This pile of white ice chunks was scraped off the OLLI parking lot. As you can see, the lot is still white.

I’ve talked about snow that is undisturbed without a temperature gradient, and about disturbed snow without pressure. Today we’re going to take that a step farther and look at snow that is disturbed by pressure—specifically, by car or foot traffic—when temperatures are below freezing. Here in Alaska we call it white ice, and the less-traveled roads and almost all the parking lots are solid white ice this time of year.

Wind or an avalanche will break snow crystals, but it doesn’t in itself press the broken grains together. Walking or driving over dry snow, however, not only breaks the crystals, it also presses them together. If it is near freezing, the pressure may even cause slight melting. In any event the crystals are very firmly welded together. The result is a mass that has some air trapped—that’s why it looks white. But it may be only a little less dense than ice, and is only slightly softer. An icebreaker or a sharp-edged shovel will generally break it much more easily than it will break true ice, but white ice is definitely solid.

Some of the chunks of white ice removed from the road I live on.
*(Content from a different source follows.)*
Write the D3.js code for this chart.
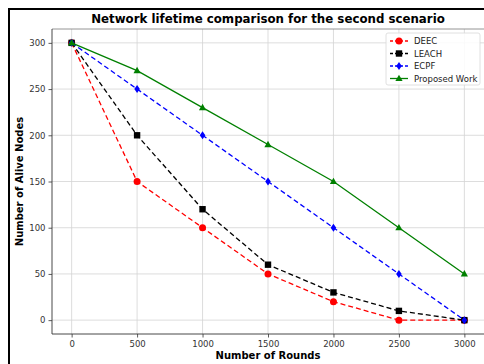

As a driving surface, white ice is something most Alaskan drivers learn to deal with. It is not impossibly slippery if it is not polished or near freezing temperature, though most of us drive on it with caution and learn to feather our brakes. Mine are anti-skid, but I’ve learned to brake softly enough that the anti-lock feature almost never engages—except at intersections.  Those are often polished to the point that they are extremely slick, even though graveled.

Yes, graveled. We don’t use salt much because our temperatures are generally so low that even salt water freezes and salt simply will not melt ice. Salt’s used on sidewalks sometimes, but in cold weather each salt pellet simply melts its way down to the pavement without having much effect on the main ice mass—except to make it slicker.
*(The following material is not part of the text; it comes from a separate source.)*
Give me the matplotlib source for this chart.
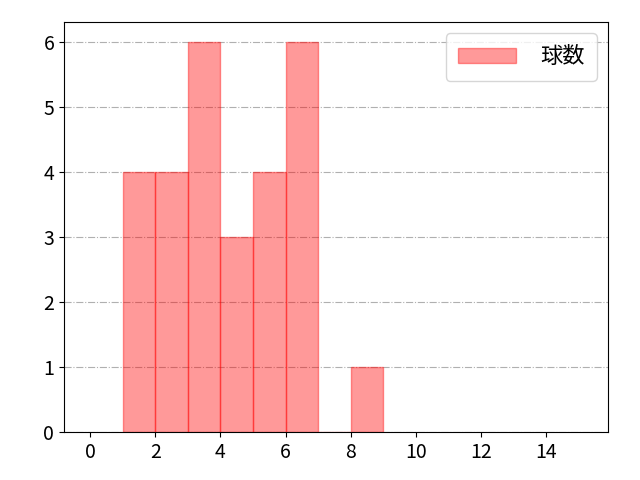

Notice the step left when one lane of my road was plowed a couple of days ago.

The road I live on is gravel, and a coating of white ice actually improves it. But it does do some things you might not think about to paved roads.

First, it covers any marking painted on the road or parking lot—lane markings, turn arrows, lines that mark parking spaces.

Second, it can at times be thick enough that when part of a road is cleared in the spring, a considerable drop-off may result.

Third, and especially a problem when it is overcast and the light is flat, is whiteout conditions. It’s not as bad as in an airplane north of tree line when the pilot may not even be able to see which way is up, but telling what is road and what is not can be very difficult when the road is white ice and the verge is snow and both are exactly the same color. It’s hard to see even with directional light and shadows, but in flat light everything looks the same.

I managed to high-center my car a few weeks ago taking an exit between a four-lane highway and a major side road. The exit was pure white ice, and I couldn’t quite see what was road and what was the curbed triangle between the side road and the exit. I wound up on the triangle and had to be pulled off by a tow truck. Neither the trooper who stopped to see if I needed help nor the tow truck driver seemed to have the slightest problem understanding how I’d gotten there, or even consider my situation unusual. “Whiteout”  was all the explanation I needed.